[START]

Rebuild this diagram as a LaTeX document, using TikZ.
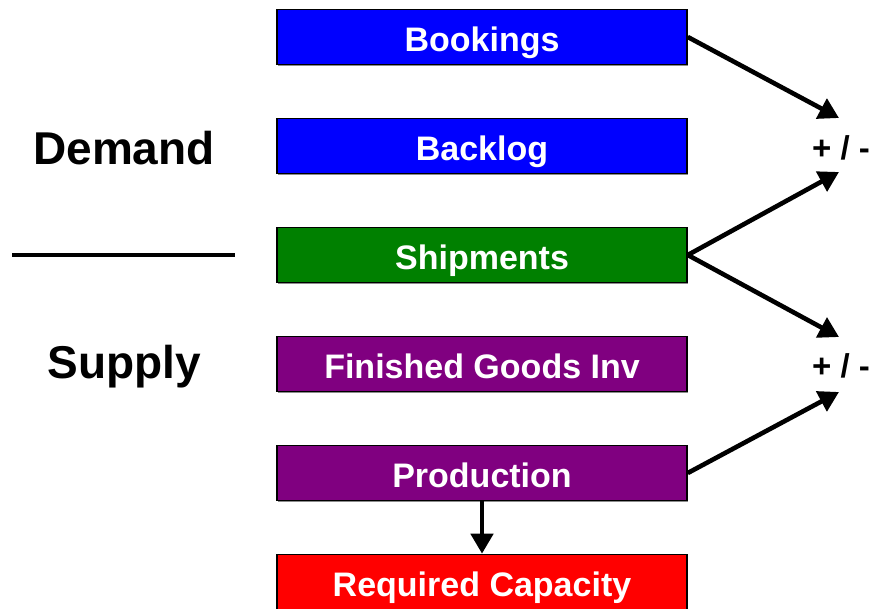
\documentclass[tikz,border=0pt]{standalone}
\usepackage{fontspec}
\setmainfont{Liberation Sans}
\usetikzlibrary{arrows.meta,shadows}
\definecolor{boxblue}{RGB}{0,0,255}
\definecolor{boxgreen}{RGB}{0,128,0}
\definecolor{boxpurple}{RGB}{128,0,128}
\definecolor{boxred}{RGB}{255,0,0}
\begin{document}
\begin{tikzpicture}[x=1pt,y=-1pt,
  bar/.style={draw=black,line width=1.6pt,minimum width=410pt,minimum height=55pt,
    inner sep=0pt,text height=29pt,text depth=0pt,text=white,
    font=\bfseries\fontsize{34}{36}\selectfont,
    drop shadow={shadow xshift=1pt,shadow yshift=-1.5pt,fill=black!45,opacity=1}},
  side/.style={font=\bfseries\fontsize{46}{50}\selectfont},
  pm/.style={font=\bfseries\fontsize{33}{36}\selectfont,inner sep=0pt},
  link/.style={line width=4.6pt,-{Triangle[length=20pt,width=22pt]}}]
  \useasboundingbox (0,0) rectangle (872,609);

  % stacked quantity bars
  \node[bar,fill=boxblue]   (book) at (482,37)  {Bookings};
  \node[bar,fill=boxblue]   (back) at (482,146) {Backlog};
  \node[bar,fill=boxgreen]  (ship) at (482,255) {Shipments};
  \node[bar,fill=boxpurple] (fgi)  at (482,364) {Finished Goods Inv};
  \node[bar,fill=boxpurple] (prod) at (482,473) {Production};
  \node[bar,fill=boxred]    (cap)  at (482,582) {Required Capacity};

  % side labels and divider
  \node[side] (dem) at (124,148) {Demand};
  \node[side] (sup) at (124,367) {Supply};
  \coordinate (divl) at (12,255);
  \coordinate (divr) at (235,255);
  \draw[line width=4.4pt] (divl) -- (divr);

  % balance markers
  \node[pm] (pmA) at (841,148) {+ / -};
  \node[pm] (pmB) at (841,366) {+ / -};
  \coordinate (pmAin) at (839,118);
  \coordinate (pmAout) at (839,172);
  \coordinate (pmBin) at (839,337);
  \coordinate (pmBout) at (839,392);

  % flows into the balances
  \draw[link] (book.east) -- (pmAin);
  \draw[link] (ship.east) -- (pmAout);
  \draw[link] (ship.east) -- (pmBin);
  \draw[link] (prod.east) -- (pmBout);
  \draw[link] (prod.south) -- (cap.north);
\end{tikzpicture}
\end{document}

[END]

▶ _BRIEF_
Give the data above again in full and unchanged, skipping the pictures.

▶ _WRITTEN ANSWER_
Rebuild this diagram as a LaTeX document, using TikZ.
\documentclass[tikz,border=0pt]{standalone}
\usepackage{fontspec}
\setmainfont{Liberation Sans}
\usetikzlibrary{arrows.meta,shadows}
\definecolor{boxblue}{RGB}{0,0,255}
\definecolor{boxgreen}{RGB}{0,128,0}
\definecolor{boxpurple}{RGB}{128,0,128}
\definecolor{boxred}{RGB}{255,0,0}
\begin{document}
\begin{tikzpicture}[x=1pt,y=-1pt,
  bar/.style={draw=black,line width=1.6pt,minimum width=410pt,minimum height=55pt,
    inner sep=0pt,text height=29pt,text depth=0pt,text=white,
    font=\bfseries\fontsize{34}{36}\selectfont,
    drop shadow={shadow xshift=1pt,shadow yshift=-1.5pt,fill=black!45,opacity=1}},
  side/.style={font=\bfseries\fontsize{46}{50}\selectfont},
  pm/.style={font=\bfseries\fontsize{33}{36}\selectfont,inner sep=0pt},
  link/.style={line width=4.6pt,-{Triangle[length=20pt,width=22pt]}}]
  \useasboundingbox (0,0) rectangle (872,609);

  % stacked quantity bars
  \node[bar,fill=boxblue]   (book) at (482,37)  {Bookings};
  \node[bar,fill=boxblue]   (back) at (482,146) {Backlog};
  \node[bar,fill=boxgreen]  (ship) at (482,255) {Shipments};
  \node[bar,fill=boxpurple] (fgi)  at (482,364) {Finished Goods Inv};
  \node[bar,fill=boxpurple] (prod) at (482,473) {Production};
  \node[bar,fill=boxred]    (cap)  at (482,582) {Required Capacity};

  % side labels and divider
  \node[side] (dem) at (124,148) {Demand};
  \node[side] (sup) at (124,367) {Supply};
  \coordinate (divl) at (12,255);
  \coordinate (divr) at (235,255);
  \draw[line width=4.4pt] (divl) -- (divr);

  % balance markers
  \node[pm] (pmA) at (841,148) {+ / -};
  \node[pm] (pmB) at (841,366) {+ / -};
  \coordinate (pmAin) at (839,118);
  \coordinate (pmAout) at (839,172);
  \coordinate (pmBin) at (839,337);
  \coordinate (pmBout) at (839,392);

  % flows into the balances
  \draw[link] (book.east) -- (pmAin);
  \draw[link] (ship.east) -- (pmAout);
  \draw[link] (ship.east) -- (pmBin);
  \draw[link] (prod.east) -- (pmBout);
  \draw[link] (prod.south) -- (cap.north);
\end{tikzpicture}
\end{document}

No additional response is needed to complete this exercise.